Trop jeune pour mourir

 

En un début de soirée assez chaude de fin de juin, je suis en face du lac Saint-Pierre à Yamachiche et j'ai déjà comme observation d'oiseaux plusieurs canards comme le Canard pilet, le Canard noir, le Canard colvert, la Sarcelle à ailes bleues et la Sarcelle d'hiver, sans omettre la Bernache du Canada; aussi, le Pluvier kildir et le Pluvier argenté sont sur place avec la Guifette noire, la Sterne pierregarin et surtout, la Sterne de Forster comme attraction principale. Cette période de cueillette des espèces est aussi prolifique qu'à l'habitude et de temps à autre, un nouveau spécimen accapare mes loupes. Seul, j'entends les vagues du lac qui viennent mourir sur ses berges, à l'embouchure de la rivière, conséquence d'un vent assez véloce du sud-est, lequel rafraîchit lentement la température.

 

Concentré sur les goélands près de l'eau, à la rive et, évidemment, sur la Sterne de Forster encore présente, soudainement, des piaillements d'un caneton se font ouïr derrière moi, sur l'onde de la rivière, au versant opposé.

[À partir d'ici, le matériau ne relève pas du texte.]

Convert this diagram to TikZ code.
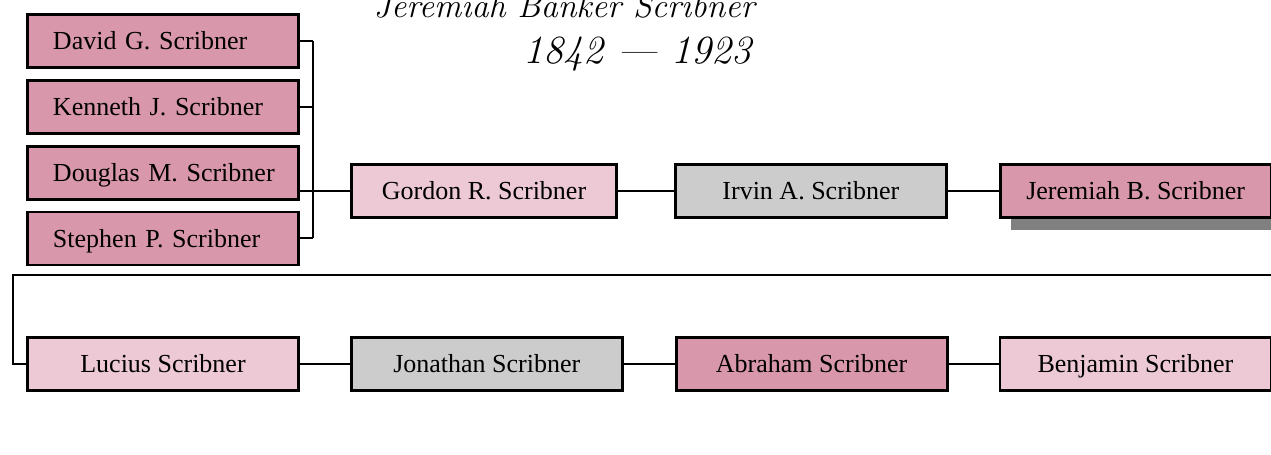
\documentclass[tikz,border=0pt]{standalone}
\usepackage{fontspec}
\newfontfamily\boxfont{Liberation Serif}
\usepackage{tikz}
\usetikzlibrary{positioning,shadows}

\definecolor{rosedark}{RGB}{216,151,171}
\definecolor{roselight}{RGB}{236,201,212}
\definecolor{greybox}{RGB}{204,204,204}
\definecolor{shadowgrey}{RGB}{128,128,128}

\begin{document}
\begin{tikzpicture}[
  x=0.5pt, y=-0.5pt,
  font=\boxfont\fontsize{13}{15}\selectfont, node distance=5pt and 25pt,
  person/.style={draw, line width=1.4pt, minimum width=135.5pt,
                 minimum height=26.5pt, inner sep=0pt, align=center,
                 text height=9.8pt, text depth=1.2pt},
  dark/.style={person, fill=rosedark},
  light/.style={person, fill=roselight},
  grey/.style={person, fill=greybox},
  kid/.style={dark, inner xsep=12.75pt, text width=110pt, align=left},
  link/.style={line width=1pt},
  title/.style={font=\fontsize{17}{20}\selectfont\itshape, inner sep=0pt, anchor=base east},
]
\useasboundingbox (0,0) rectangle (1271,455);
% ---------------- title -----------------
\node[title] (name) at (755,18) {Jeremiah Banker Scribner};
\node[title, font=\fontsize{20}{24}\selectfont\itshape] (dates) at (752,63) {\oldstylenums{1842} --- \oldstylenums{1923}};
% ---------------- children -----------------
\node[kid] (david) at (163,41) {David G. Scribner};
\node[kid, below=of david] (kenneth) {Kenneth J. Scribner};
\node[kid, below=of kenneth] (douglas) {\mbox{Douglas M. Scribner}};
\node[kid, below=of douglas] (stephen) {Stephen P. Scribner};
% ---------------- upper line -----------------
\node[light, minimum width=132.6pt, anchor=west] (gordon) at (350,191) {Gordon R. Scribner};
\node[grey, right=28pt of gordon] (irvin) {Irvin A. Scribner};
\node[dark, right=25.5pt of irvin,
      drop shadow={shadow xshift=5.5pt, shadow yshift=-6pt, fill=shadowgrey, opacity=1}] (jeremiah) {Jeremiah B. Scribner};
% ---------------- lower line -----------------
\node[light] (lucius) at (163,364) {Lucius Scribner};
\node[grey, right=of lucius] (jonathan) {Jonathan Scribner};
\node[dark, right=25.5pt of jonathan] (abraham) {Abraham Scribner};
\node[light, right=of abraham] (benjamin) {Benjamin Scribner};
% ---------------- bracket -----------------
\draw[link] (david.east) -- ++(13,0) coordinate (brktop);
\draw[link] (kenneth.east) -- (kenneth.east -| brktop);
\draw[link] (stephen.east) -- ++(13,0) coordinate (brkbot);
\draw[link] (brktop) -- (brkbot);
\draw[link] (gordon.west) -- (gordon.west -| douglas.east);
\draw[link] (gordon) -- (irvin);
\draw[link] (irvin) -- (jeremiah);
% ---------------- wrap to lower line -----------------
\coordinate (wrapend) at (1275,275);
\coordinate (wrapcorner) at (13,275);
\draw[link, line width=1.3pt] (wrapend) -- (wrapcorner) |- (lucius.west);
\draw[link] (lucius) -- (jonathan);
\draw[link] (jonathan) -- (abraham);
\draw[link] (abraham) -- (benjamin);
\end{tikzpicture}
\end{document}
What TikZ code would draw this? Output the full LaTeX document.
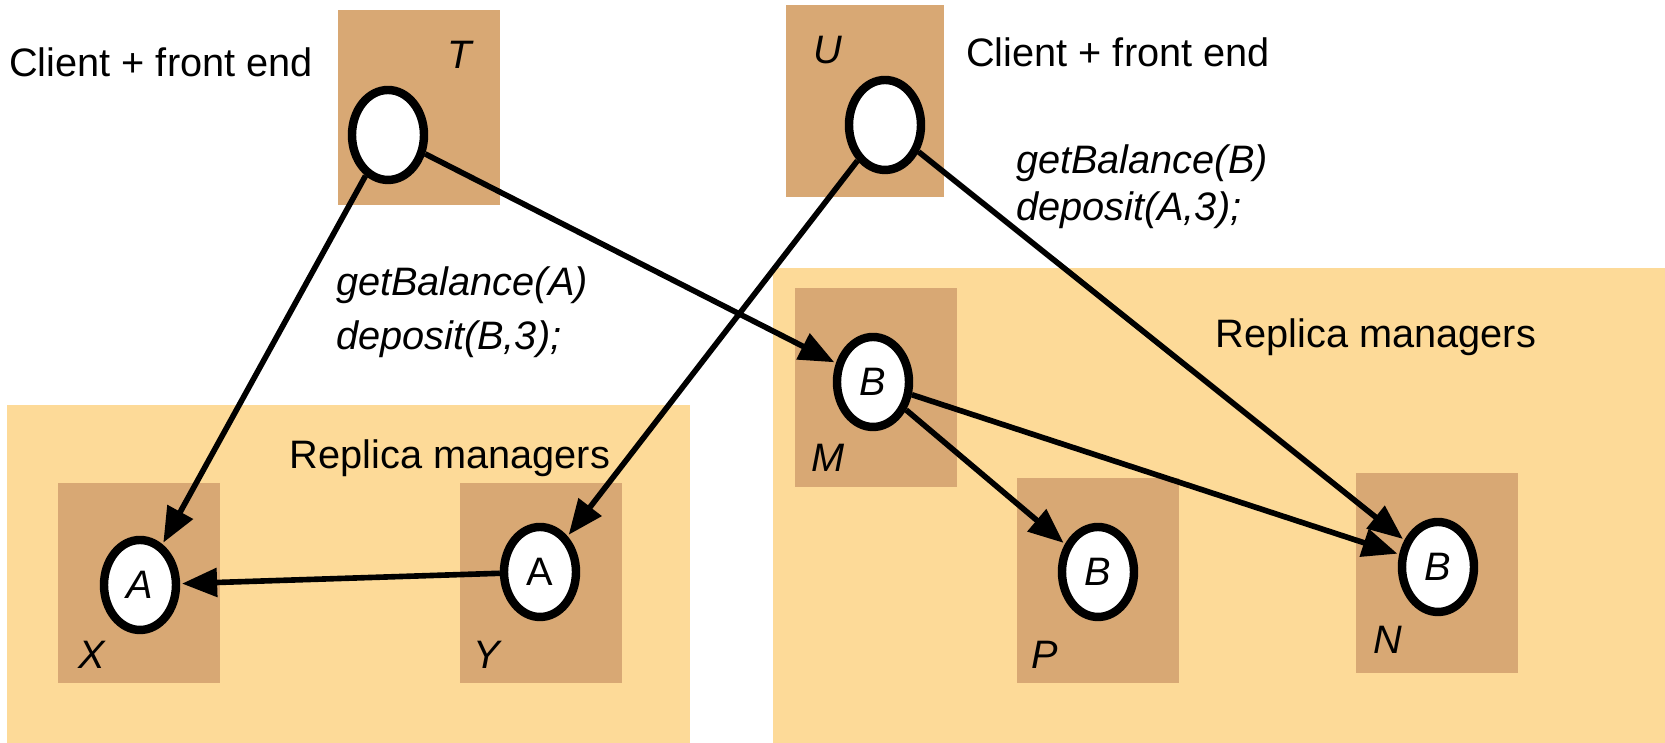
\documentclass[tikz,border=0pt]{standalone}
\usepackage{fontspec}
\setmainfont{Liberation Sans}
\usepackage{tikz}
\usetikzlibrary{arrows.meta, shapes.geometric}

\definecolor{rmlight}{RGB}{253,218,152}
\definecolor{rmdark}{RGB}{216,168,116}

\begin{document}
\begin{tikzpicture}[every node/.style={font=\fontsize{11.3}{13.5}\selectfont},
	group/.style={rectangle, fill=rmlight, inner sep=0pt},
	site/.style={rectangle, fill=rmdark, inner sep=0pt, minimum width=1.62cm, minimum height=2cm},
	obj/.style={ellipse, draw, line width=2.4pt, fill=white, inner sep=0pt, minimum width=0.72cm, minimum height=0.9cm},
	req/.style={-{Triangle[length=10pt, width=8pt]}, line width=1.6pt, shorten >=0.5pt},
	]
	\useasboundingbox (0,0) rectangle (16.65,7.43);
	
	% replica manager groups
	\node[group, minimum width=6.83cm, minimum height=3.38cm] (GL) at (3.485,1.69) {};
	\node[group, minimum width=8.92cm, minimum height=4.75cm] (GR) at (12.19,2.375) {};
	\node (RL) at (4.50,2.85) {Replica managers};
	\node (RR) at (13.76,4.06) {Replica managers};
	
	% sites
	\node[site, minimum height=1.95cm] (Tbox) at (4.19,6.355) {};
	\node[site, minimum width=1.58cm, minimum height=1.92cm] (Ubox) at (8.65,6.42) {};
	\node[site] (Xbox) at (1.39,1.60) {};
	\node[site] (Ybox) at (5.41,1.60) {};
	\node[site, minimum height=1.99cm] (Mbox) at (8.76,3.555) {};
	\node[site, minimum height=2.05cm] (Pbox) at (10.975,1.625) {};
	\node[site] (Nbox) at (14.365,1.70) {};
	
	\node (Tl) at (4.60,6.88) {\itshape T};
	\node (Ul) at (8.28,6.93) {\itshape U};
	\node (Xl) at (0.92,0.88) {\itshape X};
	\node (Yl) at (4.87,0.88) {\itshape Y};
	\node (Ml) at (8.28,2.85) {\itshape M};
	\node (Pl) at (10.45,0.88) {\itshape P};
	\node (Nl) at (13.88,1.03) {\itshape N};
	
	% clients
	\node (CL) at (1.61,6.81) {Client + front end};
	\node (CR) at (11.18,6.91) {Client + front end};
	\node[align=left, font=\fontsize{11.3}{13.5}\selectfont\itshape] (OpsT) at (4.62,4.31) {getBalance(A)\\[2pt] deposit(B,3);};
	\node[align=left, font=\fontsize{11.3}{13.5}\selectfont\itshape] (OpsU) at (11.42,5.56) {getBalance(B)\\ deposit(A,3);};
	
	% objects
	\node[obj] (T) at (3.88,6.08) {};
	\node[obj] (U) at (8.85,6.18) {};
	\node[obj] (X) at (1.40,1.58) {\itshape A};
	\node[obj] (Y) at (5.40,1.71) {A};
	\node[obj] (M) at (8.73,3.61) {\itshape B};
	\node[obj] (P) at (10.98,1.71) {\itshape B};
	\node[obj] (N) at (14.38,1.76) {\itshape B};
	
	% requests
	\draw[req] (T) -- (X);
	\draw[req] (T) -- (M);
	\draw[req] (U) -- (Y);
	\draw[req] (U) -- (N);
	\draw[req] (Y) -- (X);
	\draw[req] (M) -- (P);
	\draw[req] (M) -- (N);
\end{tikzpicture}
\end{document}
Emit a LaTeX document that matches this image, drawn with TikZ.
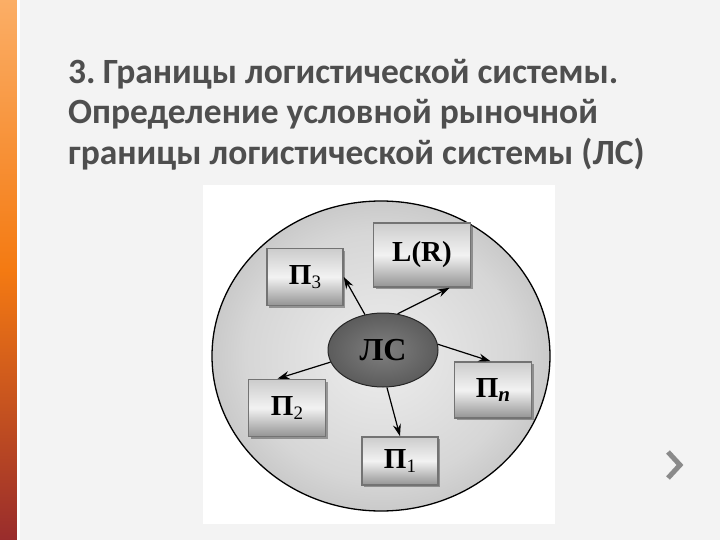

Le jeune Canard noir, de prime abord, semblant être fringant, est plutôt perdu et apeuré et tente probablement de trouver sa mère en nageant rapidement dans le courant, d'un côté à l'autre, avant d'accoster à mon rivage et se diriger directement vers les goélands, pensant sûrement reconnaître un membre de sa famille; je crains pour sa vie, car il s'en va vers de réels prédateurs.

 

Il est tellement paniqué qu'il circule rapidement dans tous les sens parmi les Goélands marins, les Goélands à bec cerclé et les Goélands argentés, sans s'arrêter, pour revenir vers la rivière et pour se laisser dériver sur le lac. Je présume pour un instant qu'il va s'en sortir s'il prend l'eau du lac vers l'est, mais les vagues sont trop fortes et il est incapable d'y aller; il se résigne à repasser devant les goélands, vers l'ouest, cette fois sur l'eau, en se faisant projeter sur la rive, de temps à autre, entre les oiseaux géants et encore s'en tirer indemne. Après avoir sillonné toute la plage, à trois ou quatre reprises et étant complètement désorienté dans sa solitude, il revient vers la rivière pour la quitter immédiatement et s'orienter en toute hâte, une autre fois vers le lac, en passant entre deux Goélands à bec cerclé et l'un d'eux, d'un seul coup de bec, l'attrape par le cou pour s'envoler vers la rive est du lac, à l'abri des congénères envieux et surtout de mes yeux, lesquels ont comme dernière image du caneton intrépide, ses petites pattes pendantes dans les airs.

 

À force de jouer avec le feu, on se brûle et même si c'est par inexpérience, malheureusement, le jeune n'a pas fait mentir ce dicton; une vie beaucoup trop courte, tout de même.